New Sherwood Hotel | |
Location: | 138 South Main Street, New Haven, Kentucky |
Coordinates: | 37.6572°N -85.5936°W |
Built: | 1914 |
Architect: | Johnson, W.F.; Hizer, Charlie |
Architecture: | Late 19th And Early 20th Century American Movements |
Added: | March 26, 1992 |
Refnum: | 92000291 |
The New Sherwood Hotel is a historic property on the National Register of Historic Places in New Haven, Kentucky, in southernmost Nelson County, Kentucky. It is next door to the Kentucky Railway Museum on U.S. 31E.
The brick, two-story New Sherwood Hotel is one of the few buildings left in New Haven that has any historical integrity; only nine buildings built 1880-1940 remained in New Haven by 1978. It is made of "solid-masonry-brickwall" on top of a limestone foundation. A two-tiered porch was intended for the hotel but never built, but the front facade has a series of iron cleats intended for use with the porches. A private residence for the hotel's owners is in the rear of the ground floor; the kitchen was for use to feed guests and the owners. The hotel rooms featured odd geometric angles and natural sunlight for all rooms. In the bar room there is a "massive" oak and mahogany back-bar and counter that was originally used in Louisville's old Greenstreet Saloon; it was placed in New Haven after the nearby town of Boston, Kentucky voted to be a "dry" town.[1]

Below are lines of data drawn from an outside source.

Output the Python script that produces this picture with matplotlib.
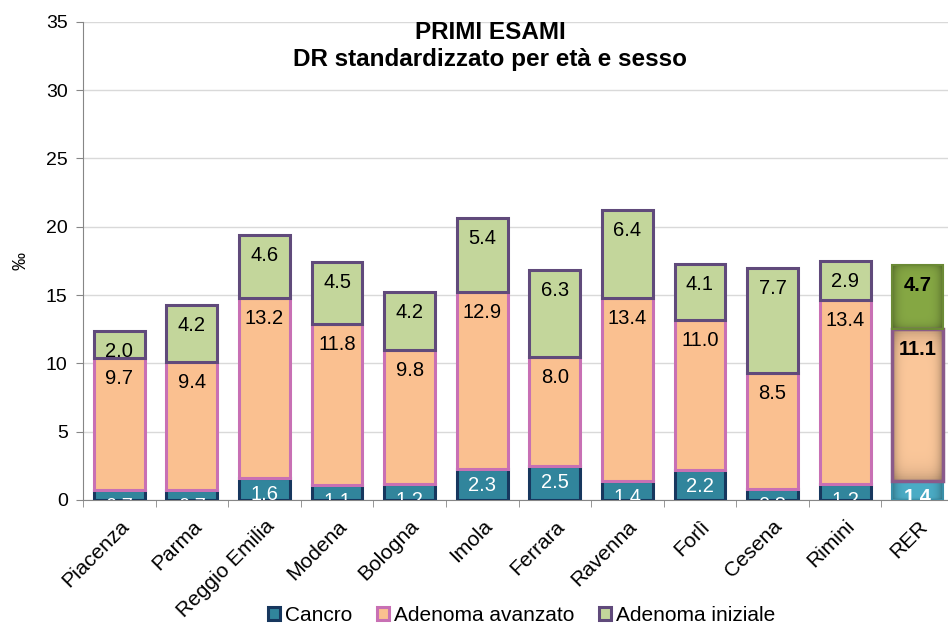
import numpy as np
import matplotlib
matplotlib.use("Agg")
from matplotlib import pyplot as plt
from matplotlib.patches import Patch, Rectangle

plt.rcParams['font.family'] = ['Liberation Sans', 'DejaVu Sans']

# data
places = ['Piacenza', 'Parma', 'Reggio Emilia', 'Modena', 'Bologna', 'Imola',
          'Ferrara', 'Ravenna', 'Forlì', 'Cesena', 'Rimini', 'RER']
cancro = [0.7, 0.7, 1.6, 1.1, 1.2, 2.3, 2.5, 1.4, 2.2, 0.8, 1.2, 1.4]
avanzato = [9.7, 9.4, 13.2, 11.8, 9.8, 12.9, 8.0, 13.4, 11.0, 8.5, 13.4, 11.1]
iniziale = [2.0, 4.2, 4.6, 4.5, 4.2, 5.4, 6.3, 6.4, 4.1, 7.7, 2.9, 4.7]
series_names = ['Cancro', 'Adenoma avanzato', 'Adenoma iniziale']

fig = plt.figure(figsize=(9.48, 6.26), dpi=100)
ax = fig.add_axes([83/948, 1 - 500/626, 871/948, 478.3/626])

x = np.arange(len(places))
w = 0.7
cancro = np.array(cancro)
avanzato = np.array(avanzato)
iniziale = np.array(iniziale)

fills = ['#31859C', '#FAC090', '#C3D69B']
edges = ['#17375E', '#C870B4', '#604A7B']
rer_fills = ['#4BACC6', '#FBC79A', '#86A844']
rer_edges = ['#3A8FA8', '#8A5A8A', '#6B8A35']

bottoms = [np.zeros(len(x)), cancro, cancro + avanzato]
values = [cancro, avanzato, iniziale]

for i in range(3):
    fc = [fills[i]] * 11 + [rer_fills[i]]
    ec = [edges[i]] * 11 + ['none']
    bars = ax.bar(x, values[i], w, bottom=bottoms[i], color=fc, edgecolor=ec,
                  linewidth=2.2, zorder=3)
    # bevel look for RER
    rb = bars[-1]
    x0, y0, hh = rb.get_x(), rb.get_y(), rb.get_height()
    gx = 1 - 0.3 * np.abs(np.linspace(-1, 1, 100)) ** 5
    gy = 1 - 0.2 * np.abs(np.linspace(-1, 1, 60)) ** 8
    base = np.array(matplotlib.colors.to_rgb(rer_fills[i]))
    img = np.clip(gy[:, None, None] * gx[None, :, None] * base[None, None, :], 0, 1)
    im = ax.imshow(img, extent=[x0, x0 + w, y0, y0 + hh], aspect='auto',
                   zorder=3.5, origin='lower')
    im.set_clip_path(rb)
    ax.add_patch(Rectangle((x0, y0), w, hh, fill=False, edgecolor=rer_edges[i],
                           linewidth=2.5 if i == 1 else 1.5, zorder=4))
    for j, b in enumerate(bars):
        top = bottoms[i][j] + values[i][j]
        color = 'white' if i == 0 else 'black'
        weight = 'bold' if j == 11 else 'normal'
        off = -7 if i == 0 else -11
        ax.annotate(f'{values[i][j]:.1f}', (x[j], top), xytext=(0, off),
                    textcoords='offset pixels', ha='center', va='top',
                    fontsize=14.5, color=color, fontweight=weight,
                    zorder=5, annotation_clip=False, clip_on=True)

ax.set_xlim(-0.5, 11.5)
ax.set_ylim(0, 35)
ax.set_yticks(range(0, 36, 5))
ax.grid(axis='y', color='#D9D9D9', linewidth=1, zorder=0)
ax.set_xticks(x)
ax.set_xticklabels(places, rotation=45, ha='right', rotation_mode='anchor',
                   fontsize=15)
ax.set_xticks(np.arange(-0.5, 12, 1), minor=True)
ax.tick_params(axis='x', which='major', length=0, pad=12)
ax.tick_params(axis='x', which='minor', length=5, color='#868686', direction='out')
ax.tick_params(axis='y', labelsize=14, length=5, color='#868686', pad=6)
for s in ['top', 'right']:
    ax.spines[s].set_visible(False)
for s in ['left', 'bottom']:
    ax.spines[s].set_color('#868686')
ax.set_ylabel('‰', fontsize=13, labelpad=12)

fig.text(0.517, 0.9377, 'PRIMI ESAMI', ha='center', va='baseline',
         fontsize=17.5, fontweight='bold')
fig.text(0.517, 0.8946, 'DR standardizzato per età e sesso', ha='center',
         va='baseline', fontsize=17.5, fontweight='bold')

handles = [Patch(facecolor=fills[i], edgecolor=edges[i], linewidth=2.2,
                 label=series_names[i]) for i in range(3)]
fig.legend(handles=handles, loc='center', bbox_to_anchor=(0.55, 0.017),
           ncol=3, frameon=False, fontsize=15, handlelength=0.6,
           handleheight=0.6, handletextpad=0.2, columnspacing=1.2)

fig.savefig('out.png', dpi=100)
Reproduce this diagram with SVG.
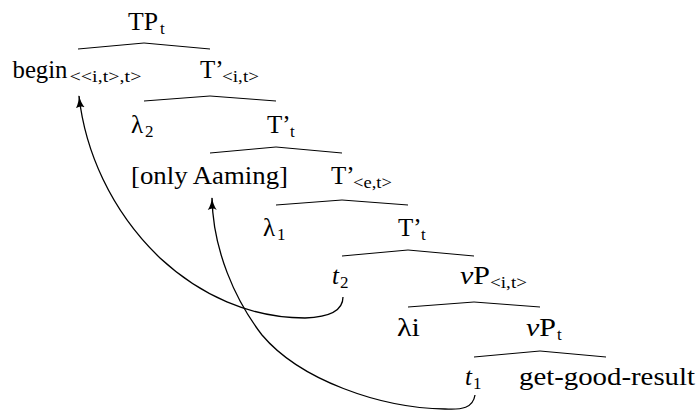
<svg xmlns="http://www.w3.org/2000/svg" width="696" height="410" viewBox="0 0 696 410">
<style>
text{font-family:"Liberation Serif","Times New Roman",serif;fill:#000}
.m{font-size:25px}
.s{font-size:17px}
.i{font-style:italic}
.br{fill:none;stroke:#000;stroke-width:1}
.ar{fill:none;stroke:#000;stroke-width:1.3}
</style>
<defs>
<marker id="ah" viewBox="0 0 13 10" refX="12" refY="5" markerWidth="13" markerHeight="10" markerUnits="userSpaceOnUse" orient="auto">
<path d="M0,0.5 Q5,4 13,5 Q5,6 0,9.5 Q3,5 0,0.5 z" fill="#000"/>
</marker>
</defs>
<g id="branches">
<path class="br" d="M78,49 L144,43 L210,49"/>
<path class="br" d="M144,101 L210,96 L276,101"/>
<path class="br" d="M210,153 L276,147 L342,153"/>
<path class="br" d="M276,205 L342,200 L408,205"/>
<path class="br" d="M342,256 L408,250 L474,256"/>
<path class="br" d="M408,307 L474,302 L540,307"/>
<path class="br" d="M474,357 L540,351 L606,357"/>
</g>
<g id="n-TP"><text class="m" x="128" y="30" textLength="30" lengthAdjust="spacingAndGlyphs">TP</text><text class="s" x="160" y="34">t</text></g>
<g id="n-begin"><text class="m" x="12.5" y="78" textLength="55" lengthAdjust="spacingAndGlyphs">begin</text><text class="s" x="69.5" y="82" textLength="72" lengthAdjust="spacingAndGlyphs">&lt;&lt;i,t&gt;,t&gt;</text></g>
<g id="n-T1"><text class="m" x="200" y="78">T’</text><text class="s" x="222" y="82" textLength="37" lengthAdjust="spacingAndGlyphs">&lt;i,t&gt;</text></g>
<g id="n-lambda2"><text class="m" x="131" y="133">λ</text><text class="s" x="145" y="137">2</text></g>
<g id="n-T2"><text class="m" x="267" y="133">T’</text><text class="s" x="290" y="137">t</text></g>
<g id="n-only"><text class="m" x="131" y="184" textLength="157" lengthAdjust="spacingAndGlyphs">[only Aaming]</text></g>
<g id="n-T3"><text class="m" x="331" y="184">T’</text><text class="s" x="353" y="188" textLength="39" lengthAdjust="spacingAndGlyphs">&lt;e,t&gt;</text></g>
<g id="n-lambda1"><text class="m" x="263" y="236">λ</text><text class="s" x="277" y="240">1</text></g>
<g id="n-T4"><text class="m" x="398" y="236">T’</text><text class="s" x="421" y="240">t</text></g>
<g id="n-t2"><text class="m i" x="332" y="284">t</text><text class="s" x="340" y="288">2</text></g>
<g id="n-vP1"><text class="m" x="460" y="284" textLength="30" lengthAdjust="spacingAndGlyphs"><tspan class="i">ν</tspan>P</text><text class="s" x="490" y="288" textLength="37" lengthAdjust="spacingAndGlyphs">&lt;i,t&gt;</text></g>
<g id="n-lambdai"><text class="m" x="397" y="336" textLength="23" lengthAdjust="spacingAndGlyphs">λi</text></g>
<g id="n-vP2"><text class="m" x="526" y="336" textLength="30" lengthAdjust="spacingAndGlyphs"><tspan class="i">ν</tspan>P</text><text class="s" x="557" y="340">t</text></g>
<g id="n-t1"><text class="m i" x="465" y="385">t</text><text class="s" x="473" y="389">1</text></g>
<g id="n-ggr"><text class="m" x="519" y="385" textLength="176" lengthAdjust="spacingAndGlyphs">get-good-result</text></g>
<g id="connectors">
<path class="ar" marker-end="url(#ah)" d="M343,297 C343,308 335,317 305,318 C250,318 200,295 160,258 C110,210 85,150 79,96"/>
<path class="ar" marker-end="url(#ah)" d="M475,395 C473,408 462,410 445,409 C380,408 300,380 262,335 C235,300 213,250 212,198"/>
</g>
</svg>
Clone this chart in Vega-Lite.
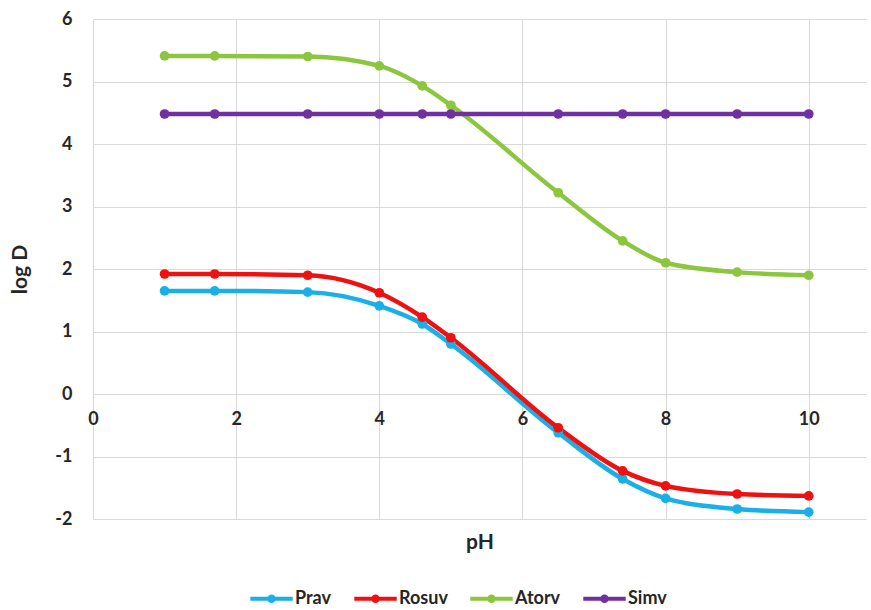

The New Sherwood Hotel replaced the previous Johnson Hotel/Sherwood Hotel, which burned down in 1913; it was placed on the same property, next to where the major road crossed the train track. The fact that the hotel was of masonry and concrete was to ward against future fires. It was also designed in a manner more fitting for larger cities like Louisville and Lexington, Kentucky; not small towns like New Haven. The heyday of the hotel was from when it was built in 1914 to the year 1932, at the height of the Great Depression. The Louisville and Nashville Railroad, which controlled the track by the New Sherwood Hotel, stopped service to the station in 1954. The owners in 1992 were descendants of the original owner; six Johnsons bought control of the hotel from the other co-owner Johnsons. It was restored for the benefit of visitors to the next door Kentucky Railway Museum.[2]
It was placed on the National Register on March 26, 1992.